PROBLEM STATEMENT: Begin with the line that contains "Clone this chart in seaborn and matplotlib." and end with the line that contains "import numpy as np", transcribing exactly each line in that stretch and no other.

DATA ENTRIES:
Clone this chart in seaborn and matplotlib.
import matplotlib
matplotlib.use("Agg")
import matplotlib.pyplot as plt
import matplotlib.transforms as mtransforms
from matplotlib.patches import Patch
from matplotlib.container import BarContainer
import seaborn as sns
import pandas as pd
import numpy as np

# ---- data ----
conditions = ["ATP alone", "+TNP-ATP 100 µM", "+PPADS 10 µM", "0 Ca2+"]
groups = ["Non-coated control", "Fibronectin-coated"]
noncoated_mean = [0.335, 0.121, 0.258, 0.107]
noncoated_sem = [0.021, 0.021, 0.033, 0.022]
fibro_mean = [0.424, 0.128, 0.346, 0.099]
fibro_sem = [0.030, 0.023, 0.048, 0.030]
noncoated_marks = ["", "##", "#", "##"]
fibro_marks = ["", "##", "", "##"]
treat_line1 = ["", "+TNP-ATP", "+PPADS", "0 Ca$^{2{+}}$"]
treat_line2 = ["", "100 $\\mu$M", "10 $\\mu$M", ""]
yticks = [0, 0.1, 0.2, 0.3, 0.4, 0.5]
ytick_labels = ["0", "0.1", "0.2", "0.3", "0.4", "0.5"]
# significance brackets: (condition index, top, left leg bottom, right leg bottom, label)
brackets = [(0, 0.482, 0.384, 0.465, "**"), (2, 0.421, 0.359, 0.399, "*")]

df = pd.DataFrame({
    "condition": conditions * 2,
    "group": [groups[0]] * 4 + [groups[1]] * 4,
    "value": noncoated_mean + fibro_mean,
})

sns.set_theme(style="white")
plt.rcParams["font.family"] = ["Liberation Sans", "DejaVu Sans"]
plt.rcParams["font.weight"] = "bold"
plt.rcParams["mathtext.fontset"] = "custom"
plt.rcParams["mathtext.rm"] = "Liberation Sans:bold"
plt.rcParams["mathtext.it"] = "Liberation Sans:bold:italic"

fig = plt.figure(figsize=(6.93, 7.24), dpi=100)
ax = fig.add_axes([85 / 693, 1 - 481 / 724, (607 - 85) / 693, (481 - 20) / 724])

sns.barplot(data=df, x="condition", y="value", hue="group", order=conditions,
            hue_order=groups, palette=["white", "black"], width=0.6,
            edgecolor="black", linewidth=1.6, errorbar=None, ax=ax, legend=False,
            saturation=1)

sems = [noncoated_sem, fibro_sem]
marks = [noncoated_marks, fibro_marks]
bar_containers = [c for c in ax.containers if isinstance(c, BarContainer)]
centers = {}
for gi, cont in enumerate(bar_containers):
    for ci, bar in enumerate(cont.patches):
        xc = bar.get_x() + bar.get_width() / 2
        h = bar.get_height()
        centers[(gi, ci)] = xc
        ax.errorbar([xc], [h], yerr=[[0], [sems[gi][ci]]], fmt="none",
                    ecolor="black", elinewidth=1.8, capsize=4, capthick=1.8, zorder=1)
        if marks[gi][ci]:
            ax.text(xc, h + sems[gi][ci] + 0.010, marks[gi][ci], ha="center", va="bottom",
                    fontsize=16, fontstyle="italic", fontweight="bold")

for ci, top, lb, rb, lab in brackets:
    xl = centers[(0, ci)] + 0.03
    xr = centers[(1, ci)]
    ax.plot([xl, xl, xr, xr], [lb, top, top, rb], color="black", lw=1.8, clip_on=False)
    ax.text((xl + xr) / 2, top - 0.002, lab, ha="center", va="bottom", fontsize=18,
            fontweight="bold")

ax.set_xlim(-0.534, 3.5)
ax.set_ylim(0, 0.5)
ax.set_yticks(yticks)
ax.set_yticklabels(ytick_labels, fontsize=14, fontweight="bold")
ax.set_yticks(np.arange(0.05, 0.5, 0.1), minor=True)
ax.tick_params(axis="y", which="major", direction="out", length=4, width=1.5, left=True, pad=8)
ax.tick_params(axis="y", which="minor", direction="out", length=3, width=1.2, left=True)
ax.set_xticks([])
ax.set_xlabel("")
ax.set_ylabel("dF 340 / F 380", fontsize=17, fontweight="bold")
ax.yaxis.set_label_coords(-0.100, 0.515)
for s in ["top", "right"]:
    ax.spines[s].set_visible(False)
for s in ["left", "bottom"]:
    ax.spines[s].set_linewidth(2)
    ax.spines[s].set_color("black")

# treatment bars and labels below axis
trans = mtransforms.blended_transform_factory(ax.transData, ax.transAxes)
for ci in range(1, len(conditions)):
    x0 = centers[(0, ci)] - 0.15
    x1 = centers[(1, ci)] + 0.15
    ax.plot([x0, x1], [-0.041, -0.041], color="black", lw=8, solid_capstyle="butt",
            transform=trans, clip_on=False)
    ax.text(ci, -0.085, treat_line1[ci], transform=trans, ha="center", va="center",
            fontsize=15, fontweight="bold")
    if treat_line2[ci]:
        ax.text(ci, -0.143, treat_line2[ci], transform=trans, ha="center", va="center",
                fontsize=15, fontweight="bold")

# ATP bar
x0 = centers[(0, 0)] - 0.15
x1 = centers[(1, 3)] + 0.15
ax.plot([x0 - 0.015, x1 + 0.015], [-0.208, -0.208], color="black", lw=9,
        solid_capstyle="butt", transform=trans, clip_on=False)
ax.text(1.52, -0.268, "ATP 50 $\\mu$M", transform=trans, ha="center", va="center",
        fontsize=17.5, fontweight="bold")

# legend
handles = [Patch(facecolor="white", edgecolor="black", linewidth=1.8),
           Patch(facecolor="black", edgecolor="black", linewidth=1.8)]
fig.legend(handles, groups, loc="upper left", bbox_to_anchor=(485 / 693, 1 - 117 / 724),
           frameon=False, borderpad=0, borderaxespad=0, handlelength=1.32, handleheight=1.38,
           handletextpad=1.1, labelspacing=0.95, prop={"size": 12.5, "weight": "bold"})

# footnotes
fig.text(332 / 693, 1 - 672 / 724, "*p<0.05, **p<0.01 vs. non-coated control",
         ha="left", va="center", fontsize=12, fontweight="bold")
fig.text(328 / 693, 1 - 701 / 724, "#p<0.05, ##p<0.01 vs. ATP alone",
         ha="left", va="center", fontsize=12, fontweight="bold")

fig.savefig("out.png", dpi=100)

---

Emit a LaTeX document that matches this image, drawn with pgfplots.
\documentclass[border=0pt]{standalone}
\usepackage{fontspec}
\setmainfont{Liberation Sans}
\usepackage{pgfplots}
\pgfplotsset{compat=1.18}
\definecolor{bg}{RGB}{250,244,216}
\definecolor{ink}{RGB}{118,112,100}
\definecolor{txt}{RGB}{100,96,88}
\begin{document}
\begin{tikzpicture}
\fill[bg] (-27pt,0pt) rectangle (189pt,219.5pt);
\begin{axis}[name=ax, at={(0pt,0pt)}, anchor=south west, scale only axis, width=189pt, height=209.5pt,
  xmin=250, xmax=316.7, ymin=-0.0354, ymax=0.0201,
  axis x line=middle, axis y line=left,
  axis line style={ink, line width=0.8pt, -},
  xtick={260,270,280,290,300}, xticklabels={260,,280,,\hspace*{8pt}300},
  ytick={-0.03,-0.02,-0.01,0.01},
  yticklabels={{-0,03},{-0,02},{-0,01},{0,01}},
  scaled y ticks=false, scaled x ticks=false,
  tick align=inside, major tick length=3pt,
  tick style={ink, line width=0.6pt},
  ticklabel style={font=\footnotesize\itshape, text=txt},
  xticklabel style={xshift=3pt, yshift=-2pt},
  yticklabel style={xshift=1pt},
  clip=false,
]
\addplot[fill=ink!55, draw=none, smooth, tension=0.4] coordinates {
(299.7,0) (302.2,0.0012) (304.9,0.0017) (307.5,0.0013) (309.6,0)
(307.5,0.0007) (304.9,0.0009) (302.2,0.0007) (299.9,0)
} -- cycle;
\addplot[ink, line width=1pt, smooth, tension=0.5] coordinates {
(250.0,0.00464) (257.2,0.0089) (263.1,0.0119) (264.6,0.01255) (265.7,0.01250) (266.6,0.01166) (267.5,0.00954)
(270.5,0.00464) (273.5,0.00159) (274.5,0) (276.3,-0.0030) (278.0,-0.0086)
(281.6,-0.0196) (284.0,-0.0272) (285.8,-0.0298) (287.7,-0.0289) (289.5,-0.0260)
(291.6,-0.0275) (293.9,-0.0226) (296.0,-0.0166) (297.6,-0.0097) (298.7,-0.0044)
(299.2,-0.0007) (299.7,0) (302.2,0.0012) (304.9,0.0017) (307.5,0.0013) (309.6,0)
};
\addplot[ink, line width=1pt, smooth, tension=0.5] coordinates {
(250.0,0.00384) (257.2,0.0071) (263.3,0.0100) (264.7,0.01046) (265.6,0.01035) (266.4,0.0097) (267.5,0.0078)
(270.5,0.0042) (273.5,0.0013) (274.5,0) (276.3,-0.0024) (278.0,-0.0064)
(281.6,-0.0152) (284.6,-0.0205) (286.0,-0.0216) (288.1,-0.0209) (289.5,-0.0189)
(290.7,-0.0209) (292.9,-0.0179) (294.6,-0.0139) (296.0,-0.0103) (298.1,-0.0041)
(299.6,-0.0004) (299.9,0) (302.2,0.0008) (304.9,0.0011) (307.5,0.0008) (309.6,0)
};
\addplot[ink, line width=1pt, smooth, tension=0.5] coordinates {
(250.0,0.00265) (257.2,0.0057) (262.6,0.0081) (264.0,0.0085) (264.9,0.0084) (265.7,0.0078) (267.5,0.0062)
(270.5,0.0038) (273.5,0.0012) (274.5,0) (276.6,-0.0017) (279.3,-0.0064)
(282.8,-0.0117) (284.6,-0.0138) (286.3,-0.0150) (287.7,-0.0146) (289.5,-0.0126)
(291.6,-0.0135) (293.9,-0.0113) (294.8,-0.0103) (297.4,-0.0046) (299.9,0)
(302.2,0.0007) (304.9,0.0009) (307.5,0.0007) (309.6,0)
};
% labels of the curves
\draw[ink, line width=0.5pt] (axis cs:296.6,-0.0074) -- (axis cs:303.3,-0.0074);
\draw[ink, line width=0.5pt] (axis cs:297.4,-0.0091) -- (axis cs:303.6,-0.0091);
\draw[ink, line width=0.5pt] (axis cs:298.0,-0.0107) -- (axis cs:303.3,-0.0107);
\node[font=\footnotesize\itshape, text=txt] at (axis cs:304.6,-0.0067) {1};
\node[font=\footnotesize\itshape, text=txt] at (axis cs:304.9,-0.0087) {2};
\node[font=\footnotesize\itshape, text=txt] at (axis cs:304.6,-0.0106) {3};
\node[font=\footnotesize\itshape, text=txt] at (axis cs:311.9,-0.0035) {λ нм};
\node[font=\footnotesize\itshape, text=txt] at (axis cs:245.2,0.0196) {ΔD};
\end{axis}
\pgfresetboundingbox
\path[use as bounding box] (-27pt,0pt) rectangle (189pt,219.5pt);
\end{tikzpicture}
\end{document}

* * *

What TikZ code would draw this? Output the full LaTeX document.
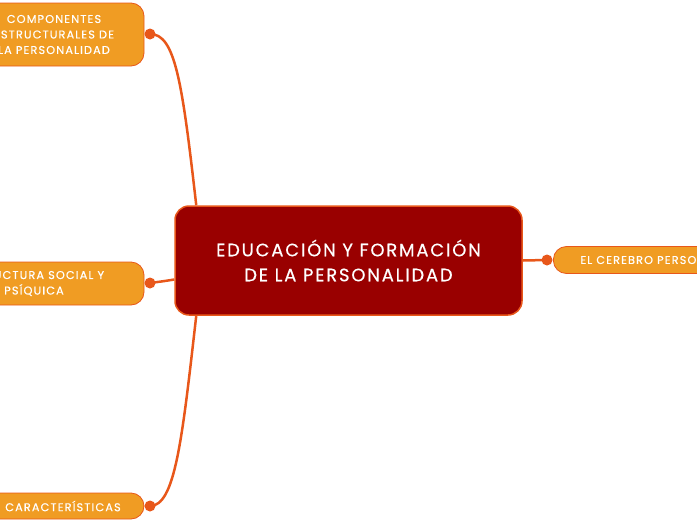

TASK RESPONSE:
Clone this chart in seaborn and matplotlib.
import matplotlib
matplotlib.use("Agg")
import matplotlib.pyplot as plt
import matplotlib.transforms as mtransforms
from matplotlib.patches import Patch
from matplotlib.container import BarContainer
import seaborn as sns
import pandas as pd
import numpy as np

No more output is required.